We should be grateful for the virtues and strengths of our priests, but be mindful that in his priestly office it is Christ who is present, and that’s what matters.

Church Fathers

Perhaps with the Donatists in mind, several of Church Fathers of that era wrote about this distinction eloquently. St. Ephriam the Syrian, a fourth century deacon and doctor of the Church, writes:

Honor the priests with diligence, as good stewards of the household. Give due honor to their degree, and search not out their doings. In his degree the priest is an angel, but in his doings a man. By mercy he is made a mediator between God and mankind.

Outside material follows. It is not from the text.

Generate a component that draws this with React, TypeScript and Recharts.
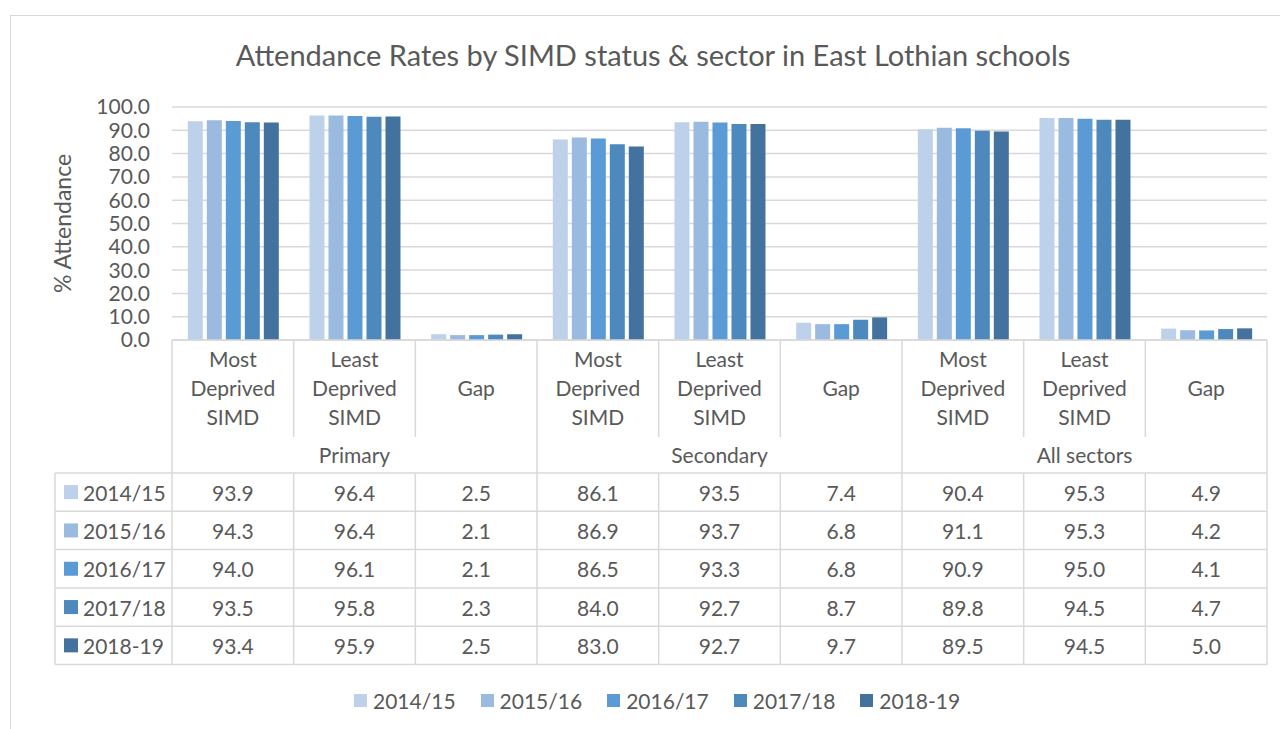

St. Ambrose, the fourth century bishop of Milan who taught St. Augustine, said this about priests in a treatise on the sacraments.

Do not consider the merits of individuals but the office of the priests. If you do look at merits, consider the merits of Peter and also of Paul in the same way as you consider the merits of Elijah; they have handed on to us this sacrament which they received from the Lord Jesus. Visible fire was sent upon them to give them faith; in us who believe an invisible fire is at work. That visible fire was a sign, our invisible fire is for our instruction. Believe then that the Lord Jesus is present when he is invoked by the prayers of the priests.

Shepherds after the Good Shepherd

One of the many blessings I have experienced working for the Church for ten years is that I have gotten to know a good number of priests fairly well. As human beings, they each have had different strengths and weaknesses. As priests, they have all made Christ the Good Shepherd present to me. For that I am eternally grateful.

Be grateful for the gift of the priesthood that has been given to us by Christ. He has not left us as sheep without a shepherd. He continues to raise up men to serve as shepherds of his flock. Pray for our priests. And pray for those discerning the Shepherd’s voice calling them to help tend his flock.